**Problem requirements**
Skip any picture you find and retype all the remaining lines exactly.

**Stored data**
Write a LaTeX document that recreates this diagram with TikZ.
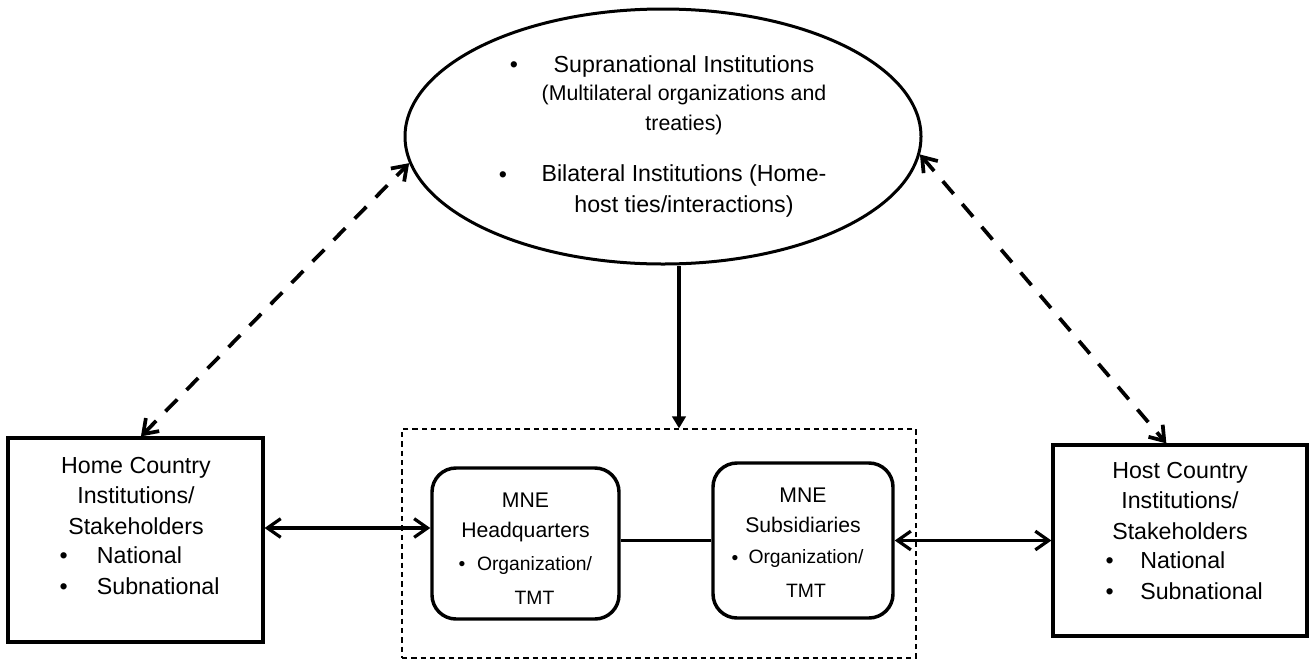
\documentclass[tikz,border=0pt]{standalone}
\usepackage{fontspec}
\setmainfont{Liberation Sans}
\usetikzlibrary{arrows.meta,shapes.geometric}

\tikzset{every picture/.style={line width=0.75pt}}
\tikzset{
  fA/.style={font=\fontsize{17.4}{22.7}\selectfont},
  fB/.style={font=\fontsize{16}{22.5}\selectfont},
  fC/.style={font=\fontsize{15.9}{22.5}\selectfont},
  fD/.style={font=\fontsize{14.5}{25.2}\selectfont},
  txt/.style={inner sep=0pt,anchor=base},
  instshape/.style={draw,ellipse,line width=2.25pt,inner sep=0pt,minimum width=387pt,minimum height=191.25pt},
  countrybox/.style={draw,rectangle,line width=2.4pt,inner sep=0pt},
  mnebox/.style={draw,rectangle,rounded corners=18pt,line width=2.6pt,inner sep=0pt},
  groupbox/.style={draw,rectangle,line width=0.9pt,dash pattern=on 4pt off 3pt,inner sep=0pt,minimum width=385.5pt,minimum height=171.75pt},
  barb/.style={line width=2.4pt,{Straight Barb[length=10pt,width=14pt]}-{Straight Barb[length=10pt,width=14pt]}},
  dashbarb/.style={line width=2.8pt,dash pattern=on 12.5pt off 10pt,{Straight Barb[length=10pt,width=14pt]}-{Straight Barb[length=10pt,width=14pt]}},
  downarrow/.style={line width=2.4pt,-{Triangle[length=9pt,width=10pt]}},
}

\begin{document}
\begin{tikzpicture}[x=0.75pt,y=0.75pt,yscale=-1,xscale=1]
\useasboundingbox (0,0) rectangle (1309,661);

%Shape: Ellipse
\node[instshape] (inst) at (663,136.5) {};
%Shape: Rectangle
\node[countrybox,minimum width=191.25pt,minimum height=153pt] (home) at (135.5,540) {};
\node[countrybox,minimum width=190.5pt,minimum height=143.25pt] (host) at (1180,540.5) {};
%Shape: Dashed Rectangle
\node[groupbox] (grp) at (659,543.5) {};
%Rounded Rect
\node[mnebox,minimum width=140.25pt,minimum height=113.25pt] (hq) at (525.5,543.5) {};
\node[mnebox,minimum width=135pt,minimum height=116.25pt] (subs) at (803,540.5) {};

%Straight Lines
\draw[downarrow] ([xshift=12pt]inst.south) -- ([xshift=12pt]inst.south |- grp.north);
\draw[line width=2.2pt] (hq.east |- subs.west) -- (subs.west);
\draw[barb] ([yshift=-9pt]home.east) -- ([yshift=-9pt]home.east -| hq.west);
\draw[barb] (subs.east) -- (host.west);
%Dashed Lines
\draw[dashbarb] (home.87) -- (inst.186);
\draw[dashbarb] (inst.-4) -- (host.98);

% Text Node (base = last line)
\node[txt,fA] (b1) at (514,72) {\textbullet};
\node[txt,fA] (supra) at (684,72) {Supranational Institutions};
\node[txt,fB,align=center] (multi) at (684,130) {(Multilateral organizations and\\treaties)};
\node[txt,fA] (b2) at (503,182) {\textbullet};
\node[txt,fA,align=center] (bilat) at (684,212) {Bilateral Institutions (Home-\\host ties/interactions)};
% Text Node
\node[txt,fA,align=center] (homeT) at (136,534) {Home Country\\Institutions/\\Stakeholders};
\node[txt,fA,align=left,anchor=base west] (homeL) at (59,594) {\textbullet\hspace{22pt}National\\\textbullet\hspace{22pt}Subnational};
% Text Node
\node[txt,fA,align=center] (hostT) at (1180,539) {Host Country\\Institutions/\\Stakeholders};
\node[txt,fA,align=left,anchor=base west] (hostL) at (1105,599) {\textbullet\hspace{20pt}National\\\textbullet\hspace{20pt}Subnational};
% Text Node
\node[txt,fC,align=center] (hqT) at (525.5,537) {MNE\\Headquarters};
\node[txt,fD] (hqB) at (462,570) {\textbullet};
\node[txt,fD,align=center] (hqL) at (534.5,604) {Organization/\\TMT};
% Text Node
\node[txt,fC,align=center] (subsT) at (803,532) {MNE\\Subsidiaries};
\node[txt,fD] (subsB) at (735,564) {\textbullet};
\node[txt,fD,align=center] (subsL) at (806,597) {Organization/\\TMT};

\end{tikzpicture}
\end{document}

**Answer to the exercise**
Write a LaTeX document that recreates this diagram with TikZ.
\documentclass[tikz,border=0pt]{standalone}
\usepackage{fontspec}
\setmainfont{Liberation Sans}
\usetikzlibrary{arrows.meta,shapes.geometric}

\tikzset{every picture/.style={line width=0.75pt}}
\tikzset{
  fA/.style={font=\fontsize{17.4}{22.7}\selectfont},
  fB/.style={font=\fontsize{16}{22.5}\selectfont},
  fC/.style={font=\fontsize{15.9}{22.5}\selectfont},
  fD/.style={font=\fontsize{14.5}{25.2}\selectfont},
  txt/.style={inner sep=0pt,anchor=base},
  instshape/.style={draw,ellipse,line width=2.25pt,inner sep=0pt,minimum width=387pt,minimum height=191.25pt},
  countrybox/.style={draw,rectangle,line width=2.4pt,inner sep=0pt},
  mnebox/.style={draw,rectangle,rounded corners=18pt,line width=2.6pt,inner sep=0pt},
  groupbox/.style={draw,rectangle,line width=0.9pt,dash pattern=on 4pt off 3pt,inner sep=0pt,minimum width=385.5pt,minimum height=171.75pt},
  barb/.style={line width=2.4pt,{Straight Barb[length=10pt,width=14pt]}-{Straight Barb[length=10pt,width=14pt]}},
  dashbarb/.style={line width=2.8pt,dash pattern=on 12.5pt off 10pt,{Straight Barb[length=10pt,width=14pt]}-{Straight Barb[length=10pt,width=14pt]}},
  downarrow/.style={line width=2.4pt,-{Triangle[length=9pt,width=10pt]}},
}

\begin{document}
\begin{tikzpicture}[x=0.75pt,y=0.75pt,yscale=-1,xscale=1]
\useasboundingbox (0,0) rectangle (1309,661);

%Shape: Ellipse
\node[instshape] (inst) at (663,136.5) {};
%Shape: Rectangle
\node[countrybox,minimum width=191.25pt,minimum height=153pt] (home) at (135.5,540) {};
\node[countrybox,minimum width=190.5pt,minimum height=143.25pt] (host) at (1180,540.5) {};
%Shape: Dashed Rectangle
\node[groupbox] (grp) at (659,543.5) {};
%Rounded Rect
\node[mnebox,minimum width=140.25pt,minimum height=113.25pt] (hq) at (525.5,543.5) {};
\node[mnebox,minimum width=135pt,minimum height=116.25pt] (subs) at (803,540.5) {};

%Straight Lines
\draw[downarrow] ([xshift=12pt]inst.south) -- ([xshift=12pt]inst.south |- grp.north);
\draw[line width=2.2pt] (hq.east |- subs.west) -- (subs.west);
\draw[barb] ([yshift=-9pt]home.east) -- ([yshift=-9pt]home.east -| hq.west);
\draw[barb] (subs.east) -- (host.west);
%Dashed Lines
\draw[dashbarb] (home.87) -- (inst.186);
\draw[dashbarb] (inst.-4) -- (host.98);

% Text Node (base = last line)
\node[txt,fA] (b1) at (514,72) {\textbullet};
\node[txt,fA] (supra) at (684,72) {Supranational Institutions};
\node[txt,fB,align=center] (multi) at (684,130) {(Multilateral organizations and\\treaties)};
\node[txt,fA] (b2) at (503,182) {\textbullet};
\node[txt,fA,align=center] (bilat) at (684,212) {Bilateral Institutions (Home-\\host ties/interactions)};
% Text Node
\node[txt,fA,align=center] (homeT) at (136,534) {Home Country\\Institutions/\\Stakeholders};
\node[txt,fA,align=left,anchor=base west] (homeL) at (59,594) {\textbullet\hspace{22pt}National\\\textbullet\hspace{22pt}Subnational};
% Text Node
\node[txt,fA,align=center] (hostT) at (1180,539) {Host Country\\Institutions/\\Stakeholders};
\node[txt,fA,align=left,anchor=base west] (hostL) at (1105,599) {\textbullet\hspace{20pt}National\\\textbullet\hspace{20pt}Subnational};
% Text Node
\node[txt,fC,align=center] (hqT) at (525.5,537) {MNE\\Headquarters};
\node[txt,fD] (hqB) at (462,570) {\textbullet};
\node[txt,fD,align=center] (hqL) at (534.5,604) {Organization/\\TMT};
% Text Node
\node[txt,fC,align=center] (subsT) at (803,532) {MNE\\Subsidiaries};
\node[txt,fD] (subsB) at (735,564) {\textbullet};
\node[txt,fD,align=center] (subsL) at (806,597) {Organization/\\TMT};

\end{tikzpicture}
\end{document}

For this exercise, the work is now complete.